I failed the third unit I went through, Summarizing Quantitative Data, because of a question involving interquartile range. Before doing that unit test, I felt like I had a pretty good idea of what IQR was and knew how to calculate it. I essentially thought it was just a box-and-whisker plot which, to be fair, involve IQR but there’s more to it than that. Here’s a summary of what I relearned after going through a couple of videos on IQR:

  • Interquartile Range
    • The range between the 25th and 75th percentile.
    • Ex. Q. What is the IQR between the following dataset of 9 numbers?
      • 43, 44, 44, 44, 45, 45, 47, 48, 48
      • Median = 45
      • 25th percentile = ((2nd number) + (3rd number))/2
        • = (44 + 44)/2
        • = 88/2
        • = 44
      • 75th Percentile = ((7th number) + (8th number))/2
        • = (47 + 48)/2
        • = 95/2
        • = 47.5
      • IQR = (75th Percentile) – (25th Percentile)
        • = 47.5 – 44
        • = 3.5
  • IQR Outlier Rule
    • A general rule of thumb states that an outlier can be considered any datapoint that’s < (25th Percentile) – 1.5 * IQR or > (75th Percentile) + 1.5 * IQR.
      • Ex. from above:
        • Outlier < (25th Percentile) – 1.5 * IQR
          • < 44 – 1.5 * 3.5
          • < 44 – 5.25
          • < 38.75
        • Outlier > (75th Percentile) + 1.5 * IQR
          • > 47.5 + 1.5 * 3.5
          • > 47.5 + 5.25
          • > 52.75

Throughout the week there were a few definitions I wrote down that gave me a more thorough understanding of each of the following terms:

  • Y-hat (ŷ)
    • “Consider this to be ‘Y-estimate’ for a given x.” – Sal
    • This is why Y-hat is used for a regression line, since a regression line tries to estimate the best line of fit for all the datapoints.
  • Residuals
    • On a scatterplot, a residual is the distance each datapoint is in the ‘Y’ direction (i.e. vertically speaking) away from the regression line.
  • Leverage Point
    • (Regarding outliers)
    • On a scatter plot, when an outlier is away from most of the other datapoints in the ‘X’ direction, it will ‘pull’ on the slope and change it which wouldn’t happen if the outlier was directly below or above the other datapoints in the ‘Y’ direction.

In the unit Exploring Bivariate Numerical Data I was taught about what’s known as the Standard Deviation of the Residuals, a.k.a. the Root Mean Square Deviation (R.M.S.D.). Simply put, the R.M.S.D. is the average residual size based off of every datapoint on a scatterplot (I’m not sure if I need to add “relative to the regression line” or if it’s implied). Here’s a photo from my notes that goes through an example of this:

To calculate the R.M.S.D. you must add all the squared values of each datapoint, divide that sum by two less than the total number of datapoints, and find the square root of that final value. The formula for this is √(Σ(residuals)^2/n – 2). I’m not sure why it’s n – 2 and not just or even n – 1 like it is when finding a sample S.D. I’m hoping this will get explained to me later on.

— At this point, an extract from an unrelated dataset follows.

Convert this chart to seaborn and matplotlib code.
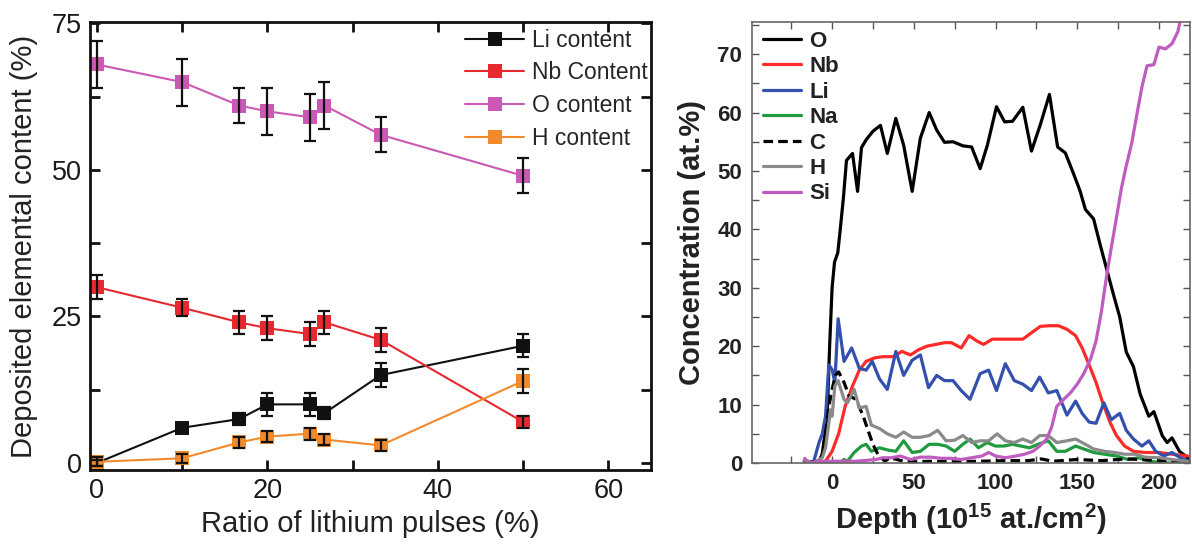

Lastly, in the 6th unit I began but didn’t finish, Study Design, I reviewed the difference between an Experiment and an Observational Study:

  • Types of Studies:
    • Experiment
      • Treatment Group
        • Receives some type of stimulus to see if it alters H_o.
      • Control Group
        • Receives a placebo.
      • Results from both groups are measured against each other to draw a conclusion.
    • Observational Study
      • Past Data
        • i.e. Retrospective
        • Compares historical statistics with one and other.
      • Current Data
        • Will look at data from the present, i.e. a ‘snapshot’ of data from this exact moment.
        • Ex. A sample survey.
      • Future Data
        • i.e. Prospective
        • Measures data from the present or beginning at a specific future starting point and continue on over an extended period of time until a specific end date.

My goal this coming week is to get through another 4 units. There’s only 1160 M.P. to get through between the next 4 so I think it’s possible I can do it. If I do, there’ll only be two 2 units remaining in the course which will give me a legitimate shot at finishing the course (and statistics with it) by the end of November. At this point, I’m not too concerned if I manage to do that or not, but it would definitely be nice! Either way, I’m feeling pretty good about my overall understanding of statistics at this point which, considering how intimidated I used to be by statistics, is a wonderful yet fairly surprising feeling.